Dudley House, home of the Harvard Graduate School of Arts and Sciences

The talk was titled The Big Bang; Is It True? and it was great fun, with a drinks reception, a really nice dinner, a 40-min spiel from me and then almost an hour of questions from the audience. There were postgrads there from history, literature, psychology, philosophy, astronomy and other fields. Apparently, tickets sold out within hours of the posters going up, it shows the interest in the subject.

Of course, no scientist can give a definitive answer to the question I posed. Instead, I laid out a brief history of the discovery of the evidence supporting the big bang model (the expanding universe, the composition of the elements and the cosmic microwave background), followed by an outline of recent puzzles that have arisen from modern studies of the microwave background. I like a quasi-chronological approach to such talks, I think it makes the discoveries and concepts easier to understand, and at the same time it gives the audience a great feel for the surprises nature has in store for scientists. As for truth, the audience can decide for themselves.

You can see the full slideshow at https://coraifeartaigh.wordpress.com/my-seminars/

I really enjoyed the questions and discussion afterward; not for the first time, it struck me that you get very interesting questions and comments from a wide interdisciplinary audience (it doesn’t hurt if they are Harvard PhD candidates). There was also plenty of time to touch on one of my favourite themes; that a great many scientific discoveries come as a complete surprise to the discoverers. Far from being ‘constructed’ in order to support pet theories, scientific findings are often undesirable, unexpected data that no-one knows what to make of  at first – an aspect of science that proponents of the social construction of scientific knowledge often fail to address, in my view.

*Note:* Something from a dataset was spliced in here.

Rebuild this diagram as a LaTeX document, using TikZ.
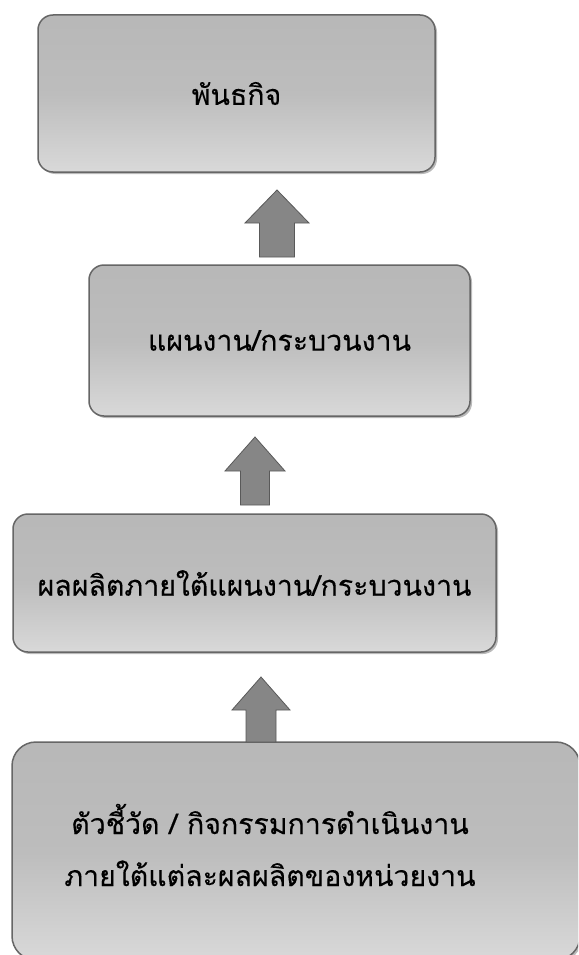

All in all, it was great to interact with postgrads from so many different disciplines, I wish I could do this more often.

Questions

One of the most challenging questions came from Prof Sam Schweber, a well-known Harvard physicist and historian of science. Sam couldn’t make the talk, but he emailed me his question: What happened before the bang?

I think the answer is twofold:
1. The standard answer is that the big bang model is situated within the context of general relativity, the modern theory of gravity. Since relativity predicts that space and time form part of the universe (and are affected by motion and by mass for example), we expect that time is born at the bang along with everything else – there is no ‘before’ just as there is no north of the north pole.

2. However, cosmologists are less cocksure of this answer nowadays. This is because fundamental problems in describing the moment of the bang (the singularity) have, far from going away, got worse. The problem is due to the inapplicability of the modern theory of gravity to phenomena on the atomic or quantum scale i.e. due to the absence of a successful theory of quantum gravity. Since we have no real way of modeling the singularity, we cannot rule out the prospect of exotic phenomena such as multiple bangs. The problem is compounded by the fact that, while recent observational evidence offers support for some type of cosmic inflation close to the birth of the universe, there is (so far) no way of selecting a particular model of inflation – which leaves the door open for models such as the cyclic universe. In other words, we cannot rule out the possibility of a ‘before’ until we have a clearer picture of what happened at the bang itself.